**Recorded information:**

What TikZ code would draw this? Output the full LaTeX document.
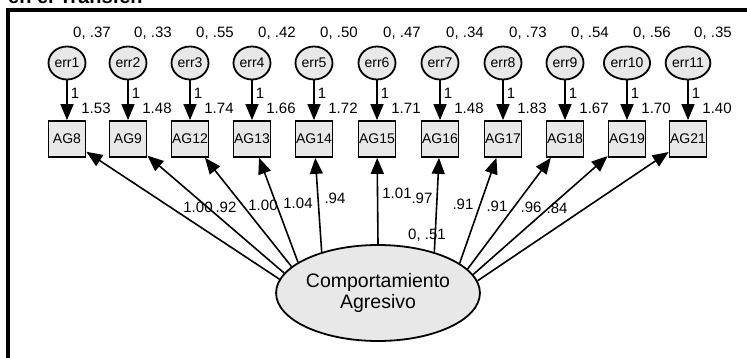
\documentclass[tikz,border=0pt]{standalone}
\usepackage{fontspec}
\setmainfont{Liberation Sans}
\usetikzlibrary{arrows.meta,shapes.geometric}
\definecolor{amosfill}{RGB}{232,232,232}
\begin{document}
\begin{tikzpicture}[x=1pt,y=-1pt,
  errnode/.style={ellipse, draw, line width=1.8pt, fill=amosfill, minimum width=37pt, minimum height=33pt, inner sep=0pt, font=\fontsize{14}{14}\selectfont},
  obsnode/.style={rectangle, draw, line width=1.8pt, fill=amosfill, minimum width=37pt, minimum height=36pt, inner sep=0pt, font=\fontsize{14}{14}\selectfont},
  latnode/.style={ellipse, draw, line width=1.8pt, fill=amosfill, minimum width=166pt, minimum height=96pt, inner sep=0pt, align=center, font=\fontsize{19.5}{21}\selectfont},
  arr/.style={line width=1.6pt, -{Triangle[length=16pt,width=13pt]}},
  lbl/.style={font=\fontsize{15}{15}\selectfont, inner sep=0pt}]
\clip (0,0) rectangle (747,358);
% partially visible title
\node[anchor=base west, inner sep=0pt, font=\bfseries\fontsize{20}{20}\selectfont] (title) at (8,4) {en el Transfer.};
% frame
\draw[line width=4pt, line join=miter] (8,362) -- (8,10.5) -- (752,10.5);
% latent
\node[latnode] (lat) at (378,293) {Comportamiento\\Agresivo};
\node[lbl] (latvar) at (427,235) {0, .51};
% indicators and errors
\foreach \x/\n/\e/\v/\i in {67/AG8/err1/.37/1.53, 128/AG9/err2/.33/1.48, 190/AG12/err3/.55/1.74, 252/AG13/err4/.42/1.66, 314/AG14/err5/.50/1.72, 377/AG15/err6/.47/1.71, 440/AG16/err7/.34/1.48, 503/AG17/err8/.73/1.83, 565/AG18/err9/.54/1.67, 627/AG19/err10/.56/1.70, 688/AG21/err11/.35/1.40} {
  \node[errnode] (\e) at (\x,63) {\e};
  \node[obsnode] (\n) at (\x,139) {\n};
  \draw[arr] (\e) -- (\n);
  \node[lbl] (v\e) at (\x+25,33) {0, \v};
  \node[lbl] (one\e) at (\x+8,93) {1};
  \node[lbl] (int\n) at (\x+29,108) {\i};
}
% loadings
\foreach \a/\n/\w/\lx/\ly in {172/AG8/1.00/198/207, 168/AG9/.92/226/207, 163/AG12/1.00/263/205, 159/AG13/1.04/298/203, 144/AG14/.94/335/198, 90/AG15/1.01/397/193, 36/AG16/.97/422/198, 20/AG17/.91/463/204, 15/AG18/.91/497/206, 11/AG19/.96/531/207, 7/AG21/.84/557/208} {
  \draw[arr] (lat.\a) -- (\n);
  \node[lbl] (w\n) at (\lx,\ly) {\w};
}
\end{tikzpicture}
\end{document}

**What this task involves:**
Except for the pictures, reproduce every line exactly.

**Answer for this exercise:**
What TikZ code would draw this? Output the full LaTeX document.
\documentclass[tikz,border=0pt]{standalone}
\usepackage{fontspec}
\setmainfont{Liberation Sans}
\usetikzlibrary{arrows.meta,shapes.geometric}
\definecolor{amosfill}{RGB}{232,232,232}
\begin{document}
\begin{tikzpicture}[x=1pt,y=-1pt,
  errnode/.style={ellipse, draw, line width=1.8pt, fill=amosfill, minimum width=37pt, minimum height=33pt, inner sep=0pt, font=\fontsize{14}{14}\selectfont},
  obsnode/.style={rectangle, draw, line width=1.8pt, fill=amosfill, minimum width=37pt, minimum height=36pt, inner sep=0pt, font=\fontsize{14}{14}\selectfont},
  latnode/.style={ellipse, draw, line width=1.8pt, fill=amosfill, minimum width=166pt, minimum height=96pt, inner sep=0pt, align=center, font=\fontsize{19.5}{21}\selectfont},
  arr/.style={line width=1.6pt, -{Triangle[length=16pt,width=13pt]}},
  lbl/.style={font=\fontsize{15}{15}\selectfont, inner sep=0pt}]
\clip (0,0) rectangle (747,358);
% partially visible title
\node[anchor=base west, inner sep=0pt, font=\bfseries\fontsize{20}{20}\selectfont] (title) at (8,4) {en el Transfer.};
% frame
\draw[line width=4pt, line join=miter] (8,362) -- (8,10.5) -- (752,10.5);
% latent
\node[latnode] (lat) at (378,293) {Comportamiento\\Agresivo};
\node[lbl] (latvar) at (427,235) {0, .51};
% indicators and errors
\foreach \x/\n/\e/\v/\i in {67/AG8/err1/.37/1.53, 128/AG9/err2/.33/1.48, 190/AG12/err3/.55/1.74, 252/AG13/err4/.42/1.66, 314/AG14/err5/.50/1.72, 377/AG15/err6/.47/1.71, 440/AG16/err7/.34/1.48, 503/AG17/err8/.73/1.83, 565/AG18/err9/.54/1.67, 627/AG19/err10/.56/1.70, 688/AG21/err11/.35/1.40} {
  \node[errnode] (\e) at (\x,63) {\e};
  \node[obsnode] (\n) at (\x,139) {\n};
  \draw[arr] (\e) -- (\n);
  \node[lbl] (v\e) at (\x+25,33) {0, \v};
  \node[lbl] (one\e) at (\x+8,93) {1};
  \node[lbl] (int\n) at (\x+29,108) {\i};
}
% loadings
\foreach \a/\n/\w/\lx/\ly in {172/AG8/1.00/198/207, 168/AG9/.92/226/207, 163/AG12/1.00/263/205, 159/AG13/1.04/298/203, 144/AG14/.94/335/198, 90/AG15/1.01/397/193, 36/AG16/.97/422/198, 20/AG17/.91/463/204, 15/AG18/.91/497/206, 11/AG19/.96/531/207, 7/AG21/.84/557/208} {
  \draw[arr] (lat.\a) -- (\n);
  \node[lbl] (w\n) at (\lx,\ly) {\w};
}
\end{tikzpicture}
\end{document}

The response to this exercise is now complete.